> **Stated goal**
Take the lines from the head of the listing through the one bearing "40, 41, 42, 43, 44, 45, 46, 47, 48, 49];" and copy them exactly, leaving every picture out.

> **Items from a dataset**
====================

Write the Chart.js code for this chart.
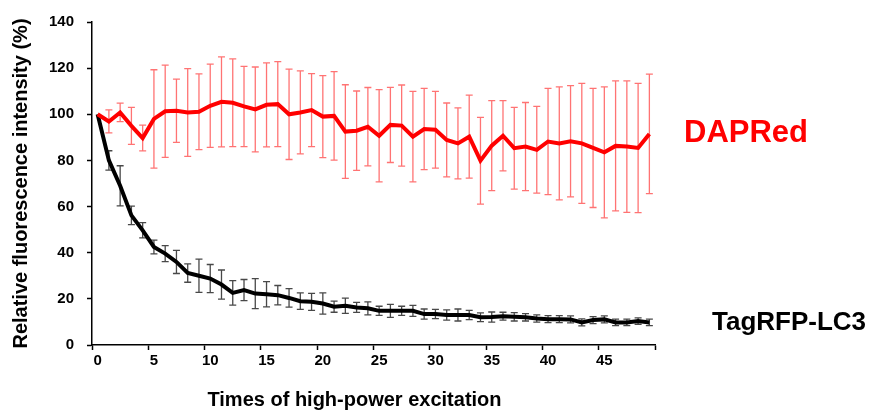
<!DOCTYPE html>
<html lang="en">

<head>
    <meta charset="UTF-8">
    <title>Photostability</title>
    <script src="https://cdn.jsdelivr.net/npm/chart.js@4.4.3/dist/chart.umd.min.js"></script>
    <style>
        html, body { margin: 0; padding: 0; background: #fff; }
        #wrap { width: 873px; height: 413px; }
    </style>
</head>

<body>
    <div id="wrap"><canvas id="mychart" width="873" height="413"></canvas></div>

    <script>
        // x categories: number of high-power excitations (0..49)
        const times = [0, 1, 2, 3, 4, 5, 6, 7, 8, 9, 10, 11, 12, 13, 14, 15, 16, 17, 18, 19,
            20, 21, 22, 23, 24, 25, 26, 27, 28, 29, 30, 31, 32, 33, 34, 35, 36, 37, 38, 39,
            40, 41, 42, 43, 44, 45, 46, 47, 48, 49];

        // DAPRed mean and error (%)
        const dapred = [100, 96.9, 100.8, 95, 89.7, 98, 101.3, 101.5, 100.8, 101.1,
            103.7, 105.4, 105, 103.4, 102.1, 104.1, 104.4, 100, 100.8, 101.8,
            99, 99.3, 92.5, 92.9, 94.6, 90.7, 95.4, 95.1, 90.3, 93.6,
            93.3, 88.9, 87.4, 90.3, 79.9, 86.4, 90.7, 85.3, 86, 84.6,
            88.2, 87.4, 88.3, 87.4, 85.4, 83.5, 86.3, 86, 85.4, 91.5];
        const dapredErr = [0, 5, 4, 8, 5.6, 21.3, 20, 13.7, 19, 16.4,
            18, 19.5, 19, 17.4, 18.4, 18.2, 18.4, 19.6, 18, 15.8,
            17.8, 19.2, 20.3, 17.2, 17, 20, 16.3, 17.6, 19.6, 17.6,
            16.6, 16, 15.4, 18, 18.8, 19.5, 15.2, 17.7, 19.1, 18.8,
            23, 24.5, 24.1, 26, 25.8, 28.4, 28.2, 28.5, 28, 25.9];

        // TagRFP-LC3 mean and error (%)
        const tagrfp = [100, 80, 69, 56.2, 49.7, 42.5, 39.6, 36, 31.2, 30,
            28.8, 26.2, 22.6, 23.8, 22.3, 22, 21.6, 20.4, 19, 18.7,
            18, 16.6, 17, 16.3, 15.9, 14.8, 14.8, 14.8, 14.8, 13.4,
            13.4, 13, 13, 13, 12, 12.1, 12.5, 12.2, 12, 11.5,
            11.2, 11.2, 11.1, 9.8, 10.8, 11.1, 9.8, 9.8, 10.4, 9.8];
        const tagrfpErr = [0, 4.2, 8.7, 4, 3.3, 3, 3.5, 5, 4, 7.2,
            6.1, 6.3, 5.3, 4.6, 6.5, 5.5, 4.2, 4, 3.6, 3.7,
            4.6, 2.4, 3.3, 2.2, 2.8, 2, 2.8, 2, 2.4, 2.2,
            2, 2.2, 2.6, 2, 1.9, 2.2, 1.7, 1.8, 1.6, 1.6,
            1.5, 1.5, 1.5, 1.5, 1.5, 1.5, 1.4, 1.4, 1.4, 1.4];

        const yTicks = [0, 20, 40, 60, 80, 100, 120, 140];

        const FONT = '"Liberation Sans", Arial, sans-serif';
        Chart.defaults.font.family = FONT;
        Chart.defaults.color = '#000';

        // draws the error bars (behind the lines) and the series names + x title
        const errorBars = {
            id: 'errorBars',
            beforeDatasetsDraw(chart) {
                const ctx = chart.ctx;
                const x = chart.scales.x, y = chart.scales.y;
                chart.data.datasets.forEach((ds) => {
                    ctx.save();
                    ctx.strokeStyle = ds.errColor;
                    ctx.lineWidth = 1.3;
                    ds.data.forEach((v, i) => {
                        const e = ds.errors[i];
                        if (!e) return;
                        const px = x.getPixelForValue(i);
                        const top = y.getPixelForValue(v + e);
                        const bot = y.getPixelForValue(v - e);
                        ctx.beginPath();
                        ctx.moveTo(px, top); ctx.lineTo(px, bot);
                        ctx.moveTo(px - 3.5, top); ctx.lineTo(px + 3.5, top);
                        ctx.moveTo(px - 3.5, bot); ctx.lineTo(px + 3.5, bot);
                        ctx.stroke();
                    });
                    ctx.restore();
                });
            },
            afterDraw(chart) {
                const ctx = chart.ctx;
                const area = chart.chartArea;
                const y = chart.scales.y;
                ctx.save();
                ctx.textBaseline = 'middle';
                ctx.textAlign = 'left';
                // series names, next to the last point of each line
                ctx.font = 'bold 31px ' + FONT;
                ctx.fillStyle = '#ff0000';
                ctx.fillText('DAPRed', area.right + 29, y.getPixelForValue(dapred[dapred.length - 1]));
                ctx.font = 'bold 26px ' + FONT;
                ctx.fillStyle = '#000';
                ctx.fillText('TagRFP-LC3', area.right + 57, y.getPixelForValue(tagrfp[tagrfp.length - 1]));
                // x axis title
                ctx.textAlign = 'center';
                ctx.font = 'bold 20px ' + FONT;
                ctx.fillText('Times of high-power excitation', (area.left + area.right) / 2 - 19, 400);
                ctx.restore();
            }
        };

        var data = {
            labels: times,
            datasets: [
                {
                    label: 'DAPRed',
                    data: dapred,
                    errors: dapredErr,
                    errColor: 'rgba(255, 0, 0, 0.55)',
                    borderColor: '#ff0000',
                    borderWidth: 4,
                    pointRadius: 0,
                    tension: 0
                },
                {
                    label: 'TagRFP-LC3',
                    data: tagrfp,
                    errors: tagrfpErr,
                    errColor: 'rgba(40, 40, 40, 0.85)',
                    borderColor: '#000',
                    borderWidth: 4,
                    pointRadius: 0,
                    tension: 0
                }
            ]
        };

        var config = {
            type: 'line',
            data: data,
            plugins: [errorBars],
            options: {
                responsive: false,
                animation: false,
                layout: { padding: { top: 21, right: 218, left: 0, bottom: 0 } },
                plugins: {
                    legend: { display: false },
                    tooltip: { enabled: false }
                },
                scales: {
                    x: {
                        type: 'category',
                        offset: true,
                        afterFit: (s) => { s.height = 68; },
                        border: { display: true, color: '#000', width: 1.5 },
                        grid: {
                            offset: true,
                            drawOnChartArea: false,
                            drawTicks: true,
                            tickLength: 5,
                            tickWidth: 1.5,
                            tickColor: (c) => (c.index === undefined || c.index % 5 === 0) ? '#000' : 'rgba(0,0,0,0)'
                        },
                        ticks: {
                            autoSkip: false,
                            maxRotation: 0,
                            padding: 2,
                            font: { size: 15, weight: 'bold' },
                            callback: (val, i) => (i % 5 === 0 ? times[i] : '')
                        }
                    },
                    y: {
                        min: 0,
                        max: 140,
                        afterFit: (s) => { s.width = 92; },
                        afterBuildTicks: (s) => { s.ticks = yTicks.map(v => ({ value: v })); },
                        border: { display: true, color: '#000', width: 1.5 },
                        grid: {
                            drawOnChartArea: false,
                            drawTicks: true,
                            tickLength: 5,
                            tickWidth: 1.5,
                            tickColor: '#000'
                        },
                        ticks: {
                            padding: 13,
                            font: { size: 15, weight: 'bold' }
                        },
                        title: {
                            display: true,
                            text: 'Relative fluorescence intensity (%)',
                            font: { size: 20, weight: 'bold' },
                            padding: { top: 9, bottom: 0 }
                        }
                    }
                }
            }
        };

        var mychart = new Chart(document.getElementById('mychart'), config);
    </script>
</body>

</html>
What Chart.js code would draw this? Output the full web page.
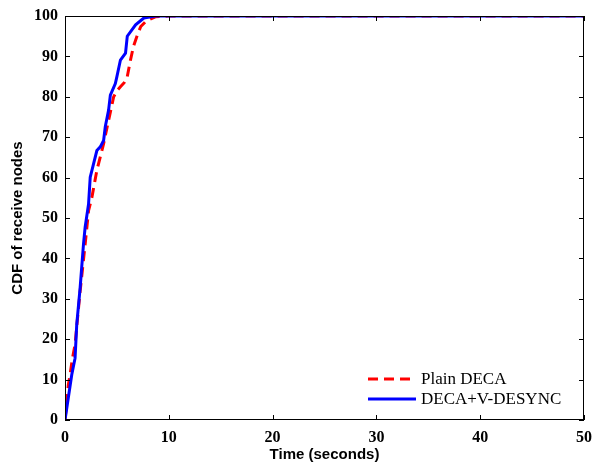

====================

> **Solution**
Write the Chart.js code for this chart.
<!DOCTYPE html>
<html lang="en">

<head>
    <meta charset="UTF-8">
    <title>Photostability</title>
    <script src="https://cdn.jsdelivr.net/npm/chart.js@4.4.3/dist/chart.umd.min.js"></script>
    <style>
        html, body { margin: 0; padding: 0; background: #fff; }
        #wrap { width: 873px; height: 413px; }
    </style>
</head>

<body>
    <div id="wrap"><canvas id="mychart" width="873" height="413"></canvas></div>

    <script>
        // x categories: number of high-power excitations (0..49)
        const times = [0, 1, 2, 3, 4, 5, 6, 7, 8, 9, 10, 11, 12, 13, 14, 15, 16, 17, 18, 19,
            20, 21, 22, 23, 24, 25, 26, 27, 28, 29, 30, 31, 32, 33, 34, 35, 36, 37, 38, 39,
            40, 41, 42, 43, 44, 45, 46, 47, 48, 49];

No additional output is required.